HONG KONG/SEOUL, Jan 12 (Reuters) - South Korean retail giant Lotte Group, fresh from a deal to buy a local liquor business, is looking to gulp down another beverage group within its borders.
After a tough start, the auction of South Korean beermaker Oriental Brewery (OB) is about to begin, and Lotte is gearing up to bid, sources with direct knowledge of the matter say.
OB, South Korea’s second largest beer maker, could fetch around 1.5 trillion won ($2 billion).
While Lotte has long been viewed as a likely suitor for OB, it’s in an even better position now, analysts and bankers say. In addition to its recent efforts to expand the company’s drinks business, Lotte has lots of cash on hand.
“It is Lotte only that can afford that amount of money in the current economic climate,” said Jin Yoo of Goodmorning Shinhan Securities. Lotte Group has 3 trillion to 4 trillion won in free cash, including proceeds from the 2006 IPO of Lotte Shopping (023530.KS), the analyst said.
Yoo said that given Lotte’s existing grip on the lower-margin soft drinks business, entering a higher-margin segment with beer and soju liquor makes sense.
Nailing down an exact price for OB will not be easy. Anheuser-Busch InBev INTB.BR, the world’s largest brewer, owns a majority stake in OB but the company is unlisted.
One way to value it is by looking at Hite Brewery 103150.KS, South Korea’s No.1 beer maker. Hite is valued at 11.5 times forecast earnings, according to Thomson Reuters data.

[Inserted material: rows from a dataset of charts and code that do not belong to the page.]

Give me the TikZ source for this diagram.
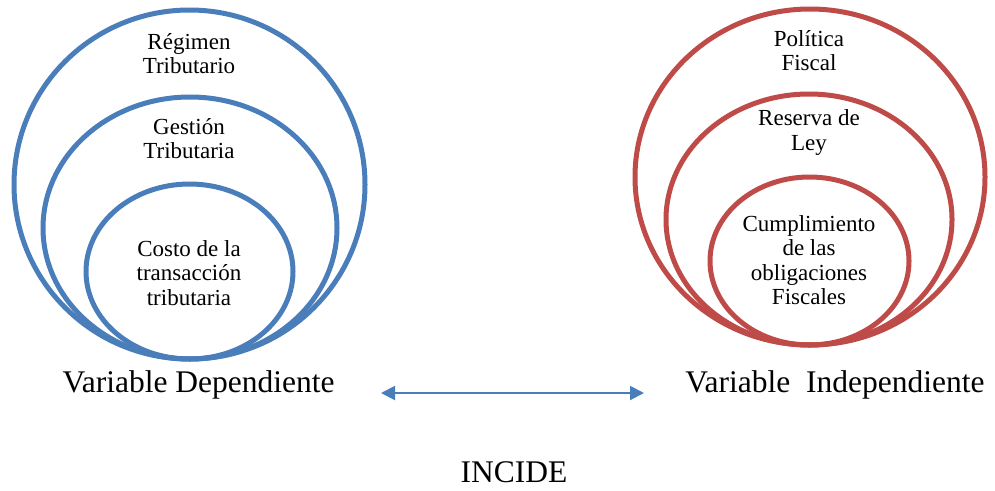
\documentclass[tikz,border=0pt]{standalone}
\usepackage{fontspec}
\setmainfont{Liberation Serif}
\usetikzlibrary{arrows.meta}
\definecolor{ringblue}{HTML}{4A7EBB}
\definecolor{ringred}{HTML}{BE4B48}
\tikzset{
  ringl/.style={draw=ringblue,line width=5pt},
  ringr/.style={draw=ringred,line width=5pt},
  ringtext/.style={align=center,font=\fontsize{23}{24.5}\selectfont,inner sep=0pt},
  vartext/.style={anchor=base,font=\fontsize{31.5}{34}\selectfont,inner sep=0pt}
}
\begin{document}
\begin{tikzpicture}[x=1pt,y=-1pt]
			\useasboundingbox (0,0) rectangle (995,490);
			% dependiente
			\draw[ringl] (189.5,184.5) ellipse (175.5pt and 174.5pt);
			\draw[ringl] (190,228) ellipse (147pt and 131pt);
			\draw[ringl] (189.5,271.5) ellipse (103.5pt and 87.5pt);
			\node[ringtext] (regimen) at (189,53.5) {Régimen\\Tributario};
			\node[ringtext] (gestion) at (189,138.5) {Gestión\\Tributaria};
			\node[ringtext] (costo) at (189,273) {Costo de la\\transacción\\tributaria};
			\node[vartext] (dep) at (198.5,392) {Variable Dependiente};
			% independiente
			\draw[ringr] (810,177) ellipse (175pt and 168pt);
			\draw[ringr] (809,219.5) ellipse (143pt and 125.5pt);
			\draw[ringr] (809.5,261) ellipse (99.5pt and 84pt);
			\node[ringtext] (politica) at (809,50.5) {Política\\Fiscal};
			\node[ringtext] (reserva) at (809,132.5) {Reserva de\\Ley};
			\node[ringtext] (cumpl) at (809,260) {Cumplimiento\\de las\\obligaciones\\Fiscales};
			\node[vartext] (indep) at (835,392) {Variable\ \ Independiente};
			% incide
			\coordinate (arrL) at (381,393);
			\coordinate (arrR) at (644,393);
			\draw[ringblue,line width=2pt,{Triangle[length=14pt,width=14pt]}-{Triangle[length=14pt,width=14pt]}] (arrL) -- (arrR);
			\node[vartext,text depth=0pt] (incide) at (514,482) {INCIDE};
\end{tikzpicture}
\end{document}
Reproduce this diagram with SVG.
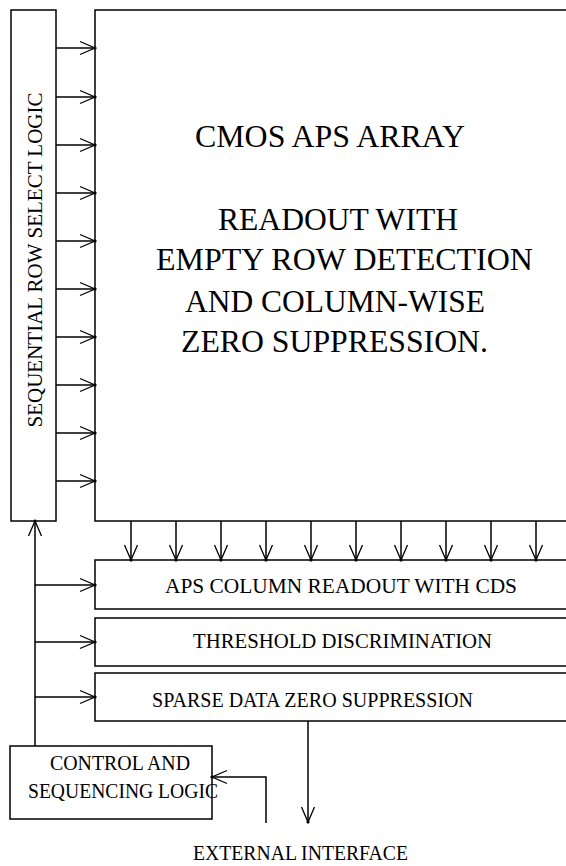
<svg xmlns="http://www.w3.org/2000/svg" width="566" height="866" viewBox="0 0 566 866">
<style>
.box{fill:#fff;stroke:#000;stroke-width:1.5}
.big{font-family:"Liberation Serif","Times New Roman",serif;font-size:31px;fill:#000}
.sm{font-family:"Liberation Serif","Times New Roman",serif;font-size:22px;fill:#000}
.ln{fill:none;stroke:#000;stroke-width:1.5}
</style>
<defs>
<marker id="ah" markerUnits="userSpaceOnUse" markerWidth="20" markerHeight="20" viewBox="-17 -10 20 20" refX="0" refY="0" orient="auto" overflow="visible">
<path d="M-15,-6.5 L0,0 L-15,6.5" fill="none" stroke="#000" stroke-width="1.3"/>
<circle r="1.6" fill="#000"/>
</marker>
</defs>
<rect width="566" height="866" fill="#fff"/>

<g id="row-select">
<rect class="box" x="11" y="10" width="45" height="511"/>
<text class="sm" font-size="22" text-anchor="middle" transform="translate(42,260) rotate(-90)" textLength="335" lengthAdjust="spacingAndGlyphs">SEQUENTIAL ROW SELECT LOGIC</text>
</g>

<g id="aps-array">
<rect class="box" x="95" y="10" width="500" height="511"/>
<text class="big" x="195" y="147" textLength="270" lengthAdjust="spacingAndGlyphs">CMOS APS ARRAY</text>
<text class="big" x="218" y="230" textLength="240" lengthAdjust="spacingAndGlyphs">READOUT WITH</text>
<text class="big" x="156" y="270" textLength="377" lengthAdjust="spacingAndGlyphs">EMPTY ROW DETECTION</text>
<text class="big" x="185" y="312" textLength="300" lengthAdjust="spacingAndGlyphs">AND COLUMN-WISE</text>
<text class="big" x="181" y="352" textLength="307" lengthAdjust="spacingAndGlyphs">ZERO SUPPRESSION.</text>
</g>

<g id="col-readout">
<rect class="box" x="95" y="560" width="500" height="49"/>
<text class="sm" x="165" y="593" textLength="352" lengthAdjust="spacingAndGlyphs">APS COLUMN READOUT WITH CDS</text>
</g>

<g id="threshold">
<rect class="box" x="95" y="618" width="500" height="48"/>
<text class="sm" x="193" y="648" textLength="299" lengthAdjust="spacingAndGlyphs">THRESHOLD DISCRIMINATION</text>
</g>

<g id="sparse">
<rect class="box" x="95" y="673" width="500" height="48"/>
<text class="sm" x="152" y="707" textLength="321" lengthAdjust="spacingAndGlyphs">SPARSE DATA ZERO SUPPRESSION</text>
</g>

<g id="control">
<rect class="box" x="10" y="746" width="202" height="73"/>
<text class="sm" x="50" y="770" textLength="140" lengthAdjust="spacingAndGlyphs">CONTROL AND</text>
<text class="sm" x="28" y="798" textLength="190" lengthAdjust="spacingAndGlyphs">SEQUENCING LOGIC</text>
</g>

<g id="external">
<text class="sm" font-size="21" x="193" y="860" textLength="215" lengthAdjust="spacingAndGlyphs">EXTERNAL INTERFACE</text>
</g>

<g id="connectors" class="ln" marker-end="url(#ah)">
<path d="M56,48H95"/>
<path d="M56,97H95"/>
<path d="M56,145H95"/>
<path d="M56,193H95"/>
<path d="M56,241H95"/>
<path d="M56,289H95"/>
<path d="M56,337H95"/>
<path d="M56,385H95"/>
<path d="M56,433H95"/>
<path d="M56,481H95"/>
<path d="M131,521V560"/>
<path d="M176,521V560"/>
<path d="M221,521V560"/>
<path d="M266,521V560"/>
<path d="M311,521V560"/>
<path d="M356,521V560"/>
<path d="M401,521V560"/>
<path d="M446,521V560"/>
<path d="M491,521V560"/>
<path d="M536,521V560"/>
<path d="M35,746V521"/>
<path d="M35,585H95"/>
<path d="M35,642H95"/>
<path d="M35,697H95"/>
<path d="M308,721V822"/>
<path d="M266,823V777H212"/>
</g>
</svg>
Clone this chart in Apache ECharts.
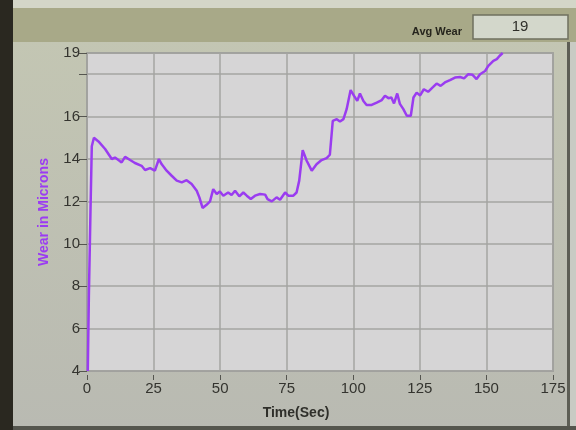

Applying the same multiple to OB’s 2007 earnings, OB would be worth around 1.33 trillion won. One of the sources said that OB’s earnings before interest, taxes, depreciation and amortisation —a measure of cash flow known as EBITDA —is around $230 million.
Because of Hite and OB’s dominant market share in Korea — 60 percent and 40 percent among local producers — Hite would not be able to bid for OB.
OB declined to comment.
Reuters reported in September that Belgian brewer InBev NV planned to put OB up for sale in an effort to shed a noncore asset and raise cash for its $52 billion purchase of U.S. brewer Anheuser-Busch Cos Inc.
But the global financial markets plunged in the ensuing months, forcing InBev to shelve the process. With market conditions now moderately improved, some investors willing to take on a bit more risk and the South Korean currency rising from historic lows, the OB auction is ready to begin, sources say.
Now the focus has turned more to Lotte, a retail behemoth that has been building up its beverage business.
Lotte is not commenting on OB, saying it is not aware of the auction, but sources say the company is getting ready to pounce.
Sources did not want to be quoted because of the sensitive stage of the process.
Earlier this month, Lotte said it would acquire Doosan Corp’s (000150.KS) spirits-making division for 503 billion won ($386 million). Lotte Chilsung Beverage (005300.KS), the country’s top soft drinks brand, was picked late last month as the preferred buyer for the maker of South Korea’s traditional spirit, soju, beating four other suitors.
Lotte has not been shy in its drinks expansion. The company struck an agreement with Asahi in 2004 to establish Lotte Asahi Liquor Co. The following year it again teamed up with Asahi, this time to submit a joint bid for South Korean liquor producer Jinro Co. Hite won the auction.
Lotte is the South Korean importer of Japan’s Asahi Beer, which is now one of the country’s most popular foreign beer thanks to Lotte’s sales networks. Lotte also produces low-priced wine.
While an OB auction is likely to produce a host of other potential buyers, it may be tough to compete against Lotte’s thirst.